Initial reaction to Olsen's take on Slide It In was, to put it mildly, mixed. "When it came back, the production cassette, Cozy and I listened to it together. He was so angry," Coverdale says. "He pulled it out of the cassette player, threw it against the wall and stamped on it. That's the U.S. mix."

Despite the reaction, Coverdale understood quickly that it was the right move for the album — and Whitesnake's career as a whole.

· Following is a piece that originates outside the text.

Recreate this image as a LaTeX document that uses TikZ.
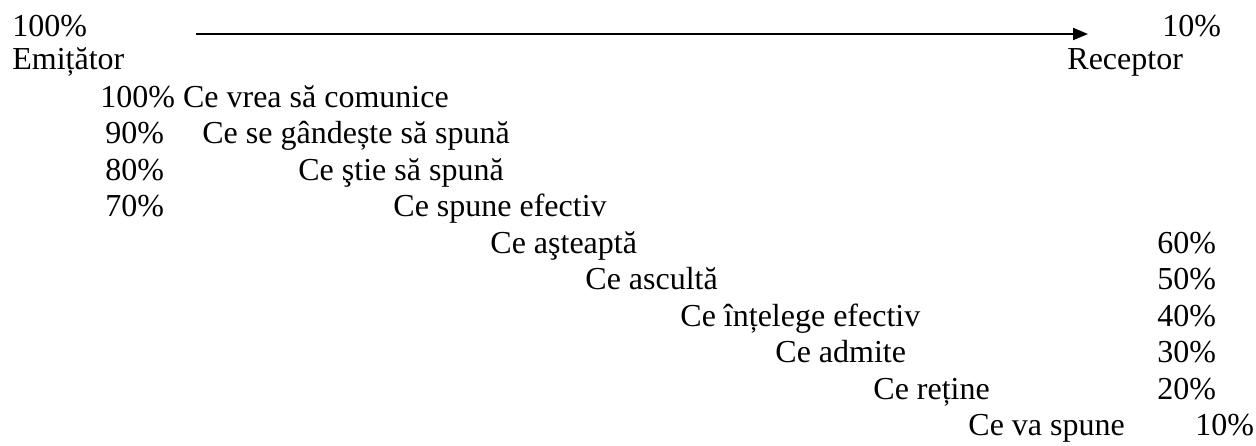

"And then of course, [Slide It In] goes through the fucking roof," Coverdale notes. "Cozy and I are driving somewhere with FM rock radio on, and we hear 'Slow An' Easy' and 'Love Ain't No Stranger,' and the amazing compression that American FM radio brings to the party. And we looked at each other and went, 'Fuck, they're right. We can teach an old snake new tricks.'

"And that was the beginning of relearning and rethinking, and not bloody-mindedly saying, 'Well, I'm doing this right.' Because my older work sounded distinctly muddy on American FM radio. The mastering of both the U.K. and the American Slide It In mix weren't really thrilling to me, but I can't contest the fact that they were really successful. And that album set us up for the ridiculous success we had with the '87 [self-titled] album. We were already radio darlings. Then as we released the videos for it, MTV was there, and suddenly we became MTV darlings. It was just madness for four years, utter madness. It was an express train that I couldn't get off."